This work addresses the critical challenge of ensuring correctness and reliability in AI compilers, which are prone to introducing bugs during cross-hardware deployment. To this end, we propose the first end-to-end, phase-aware fuzzing framework for AI compilers, systematically targeting three key compilation stages: model loading, high-level optimization, and low-level optimization. Our approach integrates three tailored strategies—library-level test migration (OPERAs), optimization-aware computation graph synthesis (OATest), and low-level IR seed mutation (HARMONY)—to achieve comprehensive coverage across the entire compilation pipeline. Evaluated on four mainstream AI compilers, our framework uncovered 266 previously unknown bugs, significantly advancing both test coverage and defect detection capability in AI compiler testing.

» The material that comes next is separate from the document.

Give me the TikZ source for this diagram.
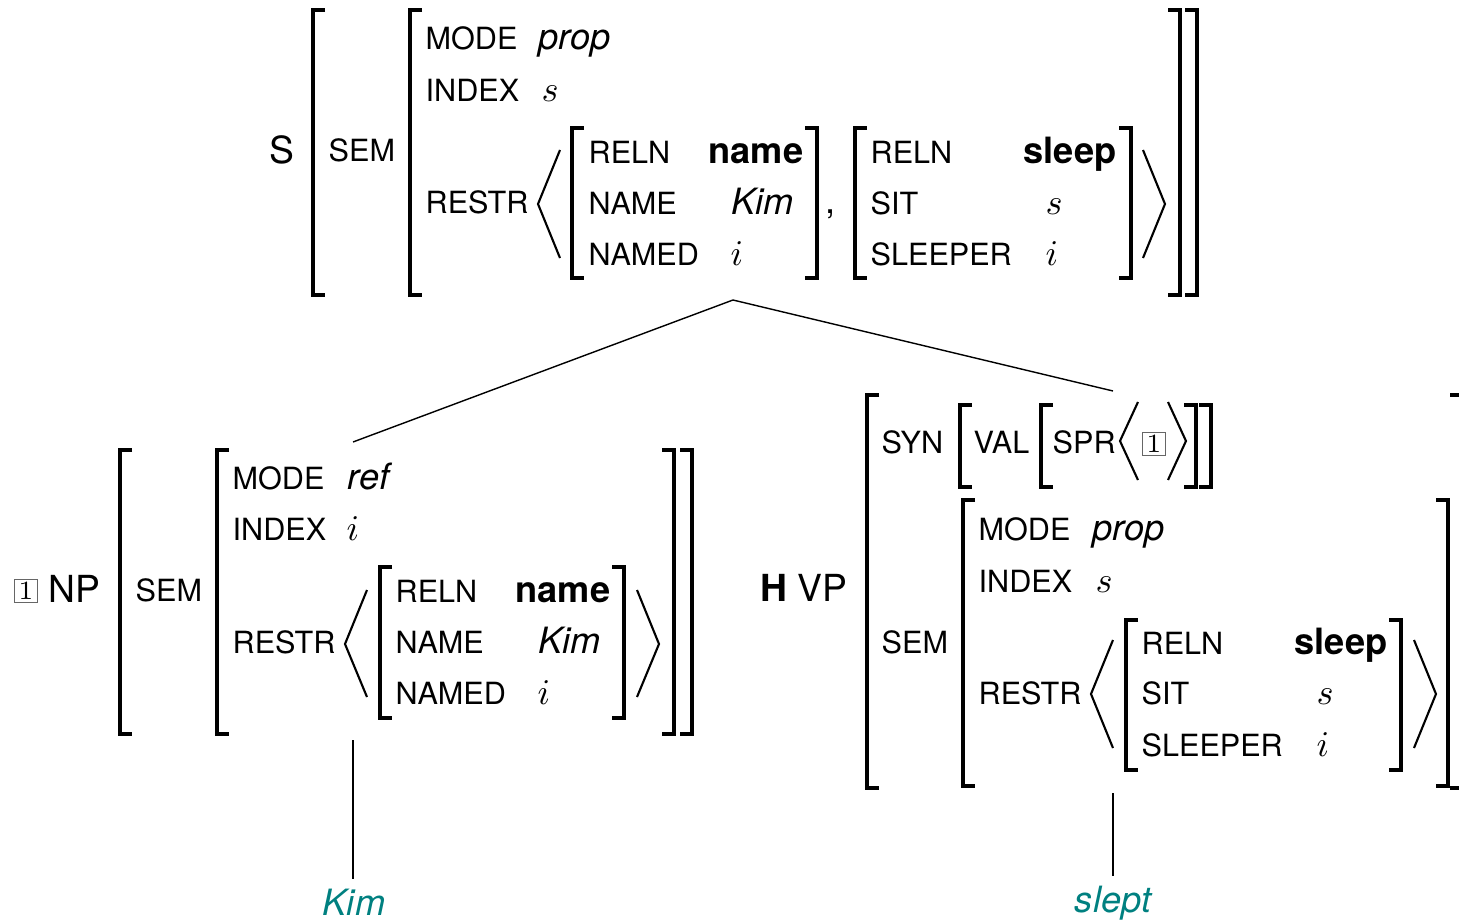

Artificial Intelligence (AI) compilers are critical for efficiently deploying AI models across diverse hardware platforms. However, they remain prone to bugs that can compromise both compiler reliability and model correctness. Thus, ensuring the quality of AI compilers is crucial. In this work, we present a unified data-driven testing framework that systematically addresses stage-specific challenges in AI compilers. Specifically, OPERA migrates tests for AI libraries to test various operator conversion logic in the model loading stage. OATest synthesizes diverse optimization-aware computational graphs for testing high-level optimizations. HARMONY generates and mutates diverse low-level IR seeds to generate hardware-optimization-aware tests for testing low-level optimizations. Together, these techniques provide a comprehensive, stage-aware framework that enhances testing coverage and effectiveness, detecting 266 previously unknown bugs in four widely used AI compilers.